Times series of the vertical velocity at the middle point between a 1-octanol droplet (top) and a 1-pentanol droplet (below). The numerical results are shown in panel (a) for the whole life time of the 1-pentanol droplet and in panel (b) for the first 20 $\mathrm{s}$. The six times marked in panel (b) indicate the corresponding times of the snapshots shown in Fig. 8. The first 20 $\mathrm{s}$ of the experimental velocity are shown in panel (c). The experimental data were shifted horizontally to match the moment at which the velocity suddenly increases for the first time. The velocity fields corresponding to the red points in panel (c) are shown in Fig. 10. The initial separation between the edges of the droplets is $L_0=R_{e,0}$ in all plots.

Figure 8

Snapshots of the numerical results at six different moments during one oscillation cycle. At (1) the plume is building up and moves towards the top droplet. At (2) the plume has reached the top droplet, creating a gradient in interfacial tension and triggering an upwards Marangoni flow. At (3) the Marangoni flow has brought 1-pentanol rich liquid all around the droplet in a relatively thin concentration boundary layer. At (4) pentanol rich liquid has accumulated close to the contact line between the top droplet and the top capillary, causing a secondary Marangoni flow. At (5) the secondary Marangoni flow has created a thicker concentration boundary layer all around the droplet. The velocity at the axis of symmetry and in between the droplets points down, causing the plume to “detach” from the upper droplet. At (6) buoyancy competes with the secondary Marangoni flow. Eventually the plume is able to get in contact with the upper droplet again and the process restarts. The insets show the interfacial tension as a function of $s$, the coordinate tangential to the interface of the upper droplet.

Figure 9

Central velocity for (a) two experiments and (b) two simulations with different initial distances. (c) Time of oscillation $t_{\mathrm{osc}}$ vs the initial distance $L_0/R_{e,0}$ between the droplets, for 1-heptanol and 1-octanol in the top droplet in experiments and for 1-octanol in the top droplet in simulations. For the three smallest values of $L_0/R_{e,0}$ used in the simulations, the oscillations last for the whole life span of the pentanol droplet.

Figure 10

Velocity fields obtained from experiments (left) and simulations (right) at three different moments during the first oscillation cycle: (a) before the plume reaches the upper droplet, (b) when there is a Marangoni flow all around the upper droplet, and (c) when the velocity between the droplets has changed direction. The scale bar represents 300 $\mathrm{\mu m}$. Notice that the color bars have different ranges in each panel. The times shown here correspond to red points in Figs. 7 and 7. Movies 2 and 3 in the SM [48] correspond to the simulated and experimental fields respectively.

Figure 11

Results from a numerical simulation of a 1-pentanol droplet below and a 1-octanol droplet on top, but the interfacial tension at the top droplet increases with increasing 1-pentanol concentration.
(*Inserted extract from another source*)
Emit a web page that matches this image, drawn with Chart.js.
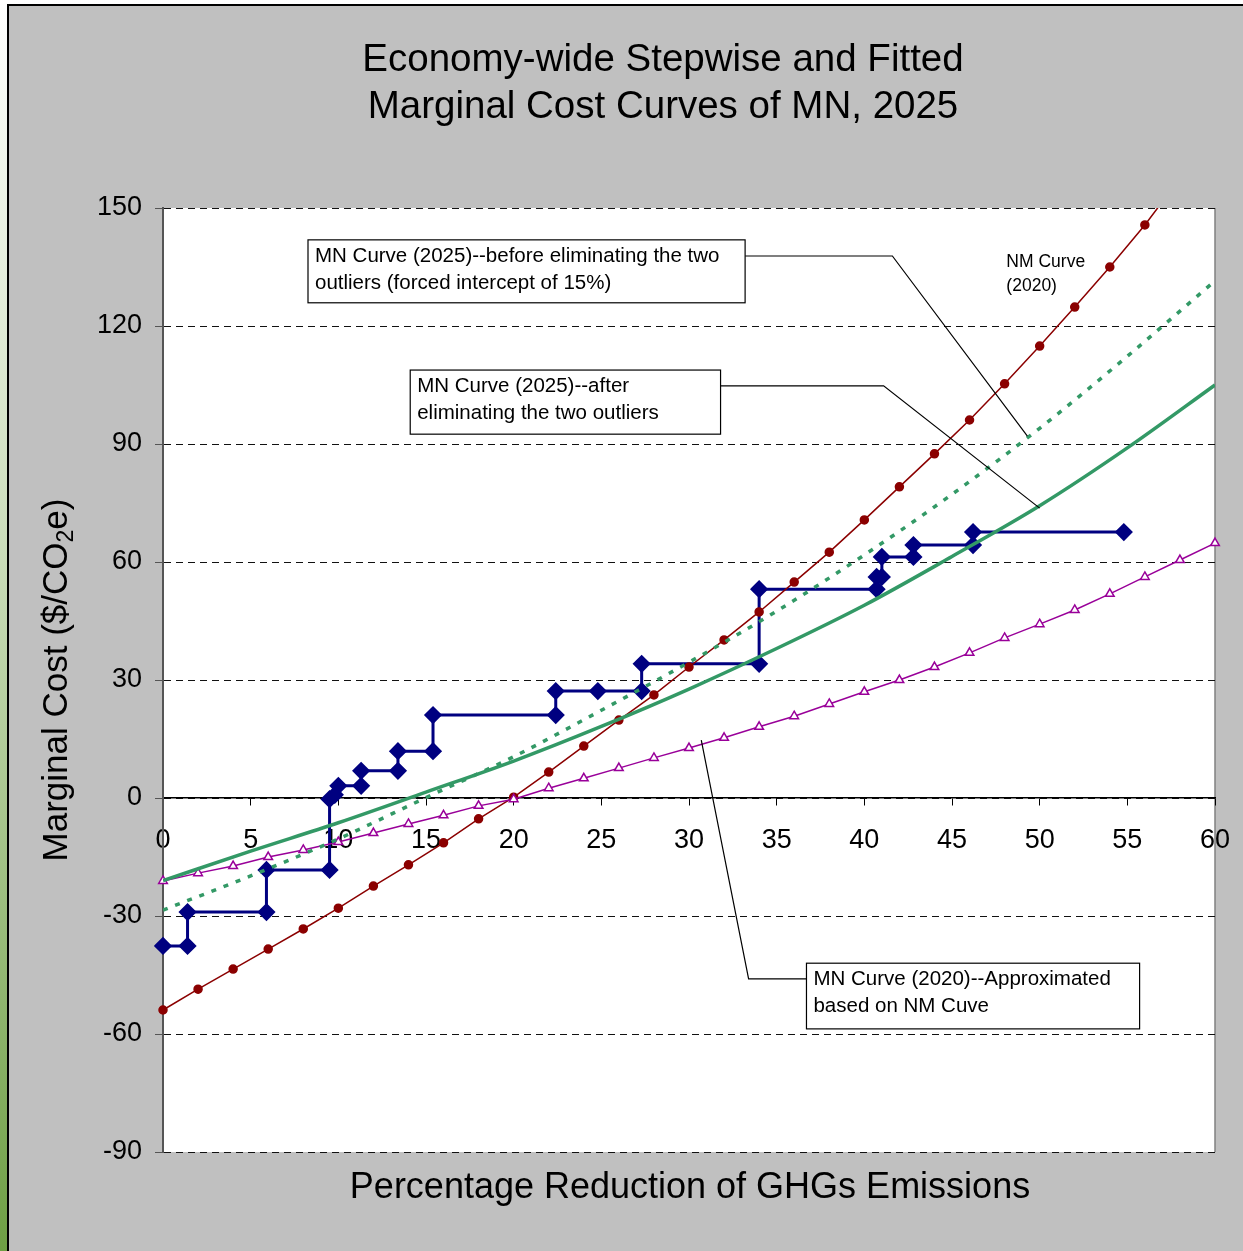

The velocity measured at the middle point between the droplets for (a) the whole lifespan of the lower droplet and (b) for the first 90 $\mathrm{s}$ of the dissolution process. (c) The interfacial tension as function of the tangential coordinate $s$ along the interface of the top droplet at five different times. (d) Five snapshots of the concentration and velocity fields at increasing times. The five times are marked in panel (b) with red points and correspond with the five curves in panel (c). The four snapshots inside the black rectangle correspond to different moments of a cycle.